I think the problem has nearly solved itself. The wind has veered further and we are now headed 330 °, which is too much to the north. I wouldn’t mind cutting a corner, even a big corner of this ice area but I don’t think it is sensible to charge right into the middle of it. I will go and tack.
2120 hrs. BST. (1750 hrs. Newfoundland time.) It is good of you to let me prattle to you. I look forward to it and also it is very dietetic; it enables me to drink plenty of fresh lemon juice which I have been many times told is so important for mariners and everyone else. Also I find it improves the whisky I take the lemon in.
Talking of whisky, whenever I’m next in a quandary, I must have whisky for breakfast. Here was I this morning full of woe and misery. As soon as the magic spirit had percolated to my farthest capillaries, what happened? I went up to tack and within an hour the fog had disappeared, the sun came out, I got some sun shots, unreefed the main and changed to the genoa, was becalmed and lowered the main because of the awful banging of sail and boom and it became hot.

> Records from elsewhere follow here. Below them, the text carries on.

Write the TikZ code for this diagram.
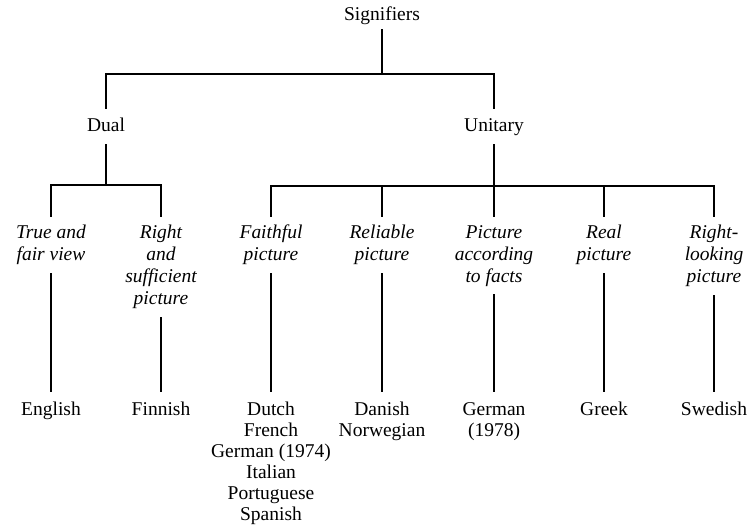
\documentclass[tikz,border=0pt]{standalone}
\usepackage{fontspec}
\setmainfont{Liberation Serif}

\begin{document}
\begin{tikzpicture}[
    x=1pt, y=-1pt,
    class/.style={anchor=base, inner ysep=9pt, text height=14pt, text depth=3pt, font=\fontsize{19.5}{22}\selectfont},
    term/.style={anchor=north, align=center, inner ysep=8pt, font=\fontsize{19.5}{22}\selectfont\itshape},
    lang/.style={anchor=north, align=center, inner ysep=10pt, font=\fontsize{19.5}{21}\selectfont},
    link/.style={draw=black, line width=1.1pt}
  ]
    \useasboundingbox (0,0) rectangle (748,529);

    \node[class, inner ysep=5pt] (sig) at (382,21) {Signifiers};
    \node[class] (dual) at (106,132) {Dual};
    \node[class] (unit) at (494,132) {Unitary};

    \node[term] (tfv) at (51,217) {True and\\fair view};
    \node[term] (ras) at (161,217) {Right\\and\\sufficient\\picture};
    \node[term] (fp) at (271,217) {Faithful\\picture};
    \node[term] (relp) at (382,217) {Reliable\\picture};
    \node[term] (paf) at (494,217) {Picture\\according\\to facts};
    \node[term] (realp) at (604,217) {Real\\picture};
    \node[term] (rlp) at (714,217) {Right-\\looking\\picture};

    \node[lang] (eng) at (51,392) {English};
    \node[lang] (fin) at (161,392) {Finnish};
    \node[lang] (dut) at (271,392) {Dutch\\French\\German (1974)\\Italian\\Portuguese\\Spanish};
    \node[lang] (dan) at (382,392) {Danish\\Norwegian};
    \node[lang] (ger) at (494,392) {German\\(1978)};
    \node[lang] (gre) at (604,392) {Greek};
    \node[lang] (swe) at (714,392) {Swedish};

    % Branch points
    \coordinate (topbar) at (382,74);
    \coordinate (dualbar) at (106,185);
    \coordinate (unitbar) at (494,186);

    % Tree lines
    \draw[link] (sig.south) -- (topbar);
    \draw[link] (topbar) -| (dual.north);
    \draw[link] (topbar) -| (unit.north);

    \draw[link] (dual.south) -- (dualbar);
    \draw[link] (unit.south) -- (unitbar);
    \foreach \t in {tfv, ras}
      \draw[link] (dualbar) -| (\t.north);
    \foreach \t in {fp, relp, paf, realp, rlp}
      \draw[link] (unitbar) -| (\t.north);

    \draw[link] (tfv) -- (eng);
    \draw[link] (ras) -- (fin);
    \draw[link] (fp) -- (dut);
    \draw[link] (relp) -- (dan);
    \draw[link] (paf) -- (ger);
    \draw[link] (realp) -- (gre);
    \draw[link] (rlp) -- (swe);

  \end{tikzpicture}
\end{document}
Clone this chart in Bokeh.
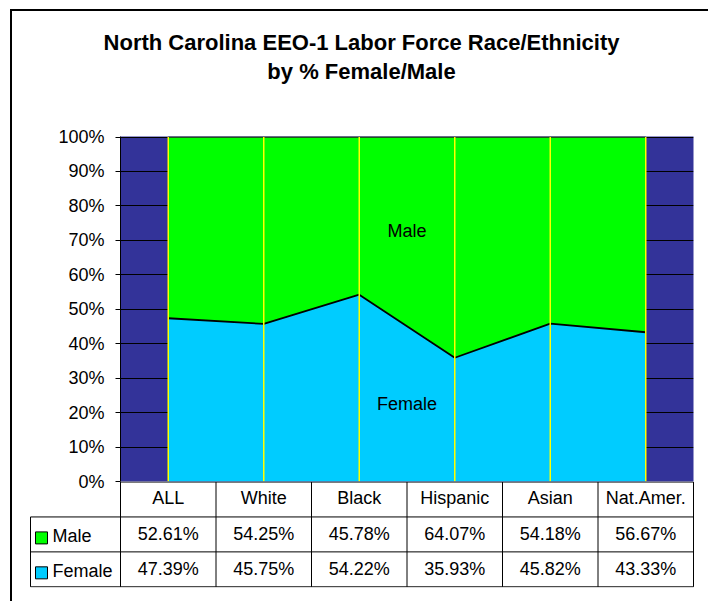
from bokeh.plotting import figure
from bokeh.models import ColumnDataSource, Range1d, FixedTicker
from bokeh.layouts import column
from bokeh.core.properties import value
from bokeh.embed import file_html
from bokeh.resources import INLINE

# ---------------- data ----------------
categories = ["ALL", "White", "Black", "Hispanic", "Asian", "Nat.Amer."]
male = [52.61, 54.25, 45.78, 64.07, 54.18, 56.67]
female = [47.39, 45.75, 54.22, 35.93, 45.82, 43.33]
series_names = ["Male", "Female"]
y_ticks = [0, 10, 20, 30, 40, 50, 60, 70, 80, 90, 100]
y_tick_labels = ["0%", "10%", "20%", "30%", "40%", "50%", "60%", "70%", "80%", "90%", "100%"]
title_lines = ["North Carolina EEO-1 Labor Force Race/Ethnicity", "by % Female/Male"]

# ---------------- style ----------------
FONT = "Liberation Sans"
MALE_C = "#00FF00"
FEMALE_C = "#00CCFF"
BG = "#333399"
W = 696
CAT_PX = 95.5          # pixel width of one category
LEG_PX = 90.0          # pixel width of the legend column of the table
OVER = 12              # overlap between chart and table figures

n = len(categories)
xs = list(range(n))
total = [m + f for m, f in zip(male, female)]
src = ColumnDataSource(dict(x=xs, female=female, male=male, total=total,
                            zero=[0] * n, cat=categories))

# ---------------- title ----------------
pt = figure(width=W, height=100, x_range=Range1d(12, 12 + W), y_range=Range1d(111, 11),
            output_backend="svg", toolbar_location=None, x_axis_type=None,
            y_axis_type=None, min_border=0)
pt.outline_line_color = None
pt.grid.visible = False
pt.text(x=[361, 361], y=[42, 71], text=title_lines, text_font=value(FONT),
        text_font_size="22px", text_font_style="bold", text_align="center",
        text_baseline="middle", text_color="black")

# ---------------- main chart ----------------
pa = figure(width=W, height=345 + 25 + OVER, x_range=Range1d(-0.5, n - 0.5),
            y_range=Range1d(0, 100.15),
            output_backend="svg", toolbar_location=None, x_axis_type=None,
            min_border_left=108, min_border_right=15, min_border_top=25,
            min_border_bottom=OVER)
pa.background_fill_color = BG
pa.border_fill_color = None
pa.outline_line_color = None
pa.xgrid.visible = False
pa.ygrid.ticker = FixedTicker(ticks=y_ticks)
pa.ygrid.grid_line_color = "black"
pa.ygrid.grid_line_width = 1
ax = pa.yaxis[0]
ax.ticker = FixedTicker(ticks=y_ticks)
ax.major_label_overrides = {t: lab for t, lab in zip(y_ticks, y_tick_labels)}
ax.major_label_text_font = FONT
ax.major_label_text_font_size = "18px"
ax.major_label_text_color = "black"
ax.major_label_standoff = 11
ax.major_tick_out = 5
ax.major_tick_in = 0
ax.minor_tick_out = 0
ax.minor_tick_in = 0
ax.axis_line_color = "black"
ax.major_tick_line_color = "black"

pa.varea_stack(stackers=["female", "male"], x="x", color=[FEMALE_C, MALE_C], source=src)
pa.line("x", "female", source=src, line_color="black", line_width=1.8)
pa.line("x", "total", source=src, line_color="#222222", line_width=1.5)
pa.segment(x0="x", y0="zero", x1="x", y1="total", source=src, line_color="#FFFF00",
           line_width=1.5)
pa.text(x=[2.5, 2.5], y=[72.75, 22.6], text=series_names, text_font=value(FONT),
        text_font_size="18px", text_align="center", text_baseline="middle",
        text_color="black")

# ---------------- data table ----------------
x_leg = -0.5 - LEG_PX / CAT_PX
pb = figure(width=W, height=120,
            x_range=Range1d(-0.5 - (LEG_PX + 1) / CAT_PX, n - 0.5 + 1 / CAT_PX),
            y_range=Range1d(-0.02, 3.015),
            output_backend="svg", toolbar_location=None, x_axis_type=None, y_axis_type=None,
            min_border_left=17, min_border_right=14, min_border_top=0, min_border_bottom=14)
pb.outline_line_color = None
pb.border_fill_color = None
pb.background_fill_color = None
pb.grid.visible = False

bounds = [i - 0.5 for i in range(n + 1)]
# horizontal rules
pb.segment(x0=[-0.5, x_leg, x_leg, x_leg], y0=[3, 2, 1, 0],
           x1=[n - 0.5] * 4, y1=[3, 2, 1, 0], line_color="black", line_width=1)
# vertical rules
pb.segment(x0=bounds + [x_leg], y0=[0] * (n + 1) + [0],
           x1=bounds + [x_leg], y1=[3] * (n + 1) + [2], line_color="black", line_width=1)

male_txt = [f"{v:.2f}%" for v in male]
female_txt = [f"{v:.2f}%" for v in female]
tkw = dict(text_font=value(FONT), text_font_size="18px", text_align="center",
           text_baseline="middle", text_color="black")
pb.text(x=xs, y=[2.55] * n, text=categories, **tkw)
pb.text(x=xs, y=[1.5] * n, text=male_txt, **tkw)
pb.text(x=xs, y=[0.5] * n, text=female_txt, **tkw)

pb.scatter(x=[x_leg + 11 / CAT_PX] * 2, y=[1.4, 0.4], marker="square", size=12,
           fill_color=[MALE_C, FEMALE_C], line_color="black", line_width=1)
pb.text(x=[x_leg + 22 / CAT_PX] * 2, y=[1.45, 0.45], text=series_names,
        text_font=value(FONT), text_font_size="18px", text_align="left",
        text_baseline="middle", text_color="black")

frame_css = {"border-left": "2px solid black", "margin-left": "10px"}
root_t = column(pt, styles=dict(frame_css, **{"border-top": "2px solid black",
                                               "margin-top": "9px"}))
root_a = column(pa, styles=dict(frame_css))
root_b = column(pb, styles=dict(frame_css, **{"margin-top": f"-{OVER}px"}))

open("out.html", "w").write(file_html([root_t, root_a, root_b], INLINE))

I had put on a thick flannel shirt on top of my cotton one and a pair of woollen underpants and I had to strip off hurriedly, it was suddenly so intensely hot. I suppose this was an eddy of the Gulf Stream air invading the cold air of the Labrador current. Later I got the time signal from the Ottawa observatory, and more sun
shots to make a sun-fix. Incidentally the St John’s announcer was spot on with his times. So now all I want is a good sailing wind for ten days and no more unpleasantness.
My next objective is Sable Island, the dreaded banana-shaped island of sand which is supposed to have caused countless wrecks. It seems to be uninhabited except for the lighthouse keeper. A bare low-lying sand-spit. The wrecks were partly due to the difficulty of seeing it at all but mostly because of the variable currents near by. It is in the sort of no-man’s land between the Gulf Stream moving 12 to 24 miles a day eastwards and the Labrador current flowing 10 miles a day westward. The boundary varies and a ship is liable to think itself in one when it is in the other.
If I can work a passage between Sable Island and Nova Scotia I shall be sure of the Labrador current. The difference whether one is in the one current or the other totals 25 miles a day on the average and that is five hours sailing a day. I’ve been plugging against the current all the way across the Atlantic and long to be in a favourable stream.
It is very tantalizing that this ice area prevents one from joining the west-going current sooner. However, with luck, in three days I shall get into a negative beam-on current followed soon after by a favourable one. But this Labrador stream does entail fog. It has already returned here. And it may persist for another 800 miles. It does seem a long way, the log reads 2,054 miles tonight and still there is at a rough guess 1,300 miles to do. And at the moment we are nearly becalmed. I must look out my fishing-tackle. If this is the world’s most famous fishing-ground fresh fish for breakfast
is a possibility.
4th July. 0930 hrs. St. John’s Newfoundland time. I have changed my clocks at last; it became too bizarre having daylight past midnight and waking up in the dark at 0800 hrs. Speaking of time, I was trying in the middle of the night to call an ocean weather station ship and while passing the switch through the channel labelled Boston, I suddenly got a WWV signal loud and clear. The USA Bureau of Standards sending out their twenty-four-hours-a-day time signal. I tried again this morning but not a sound. I suppose it was reflected off the heaviside layer during the night.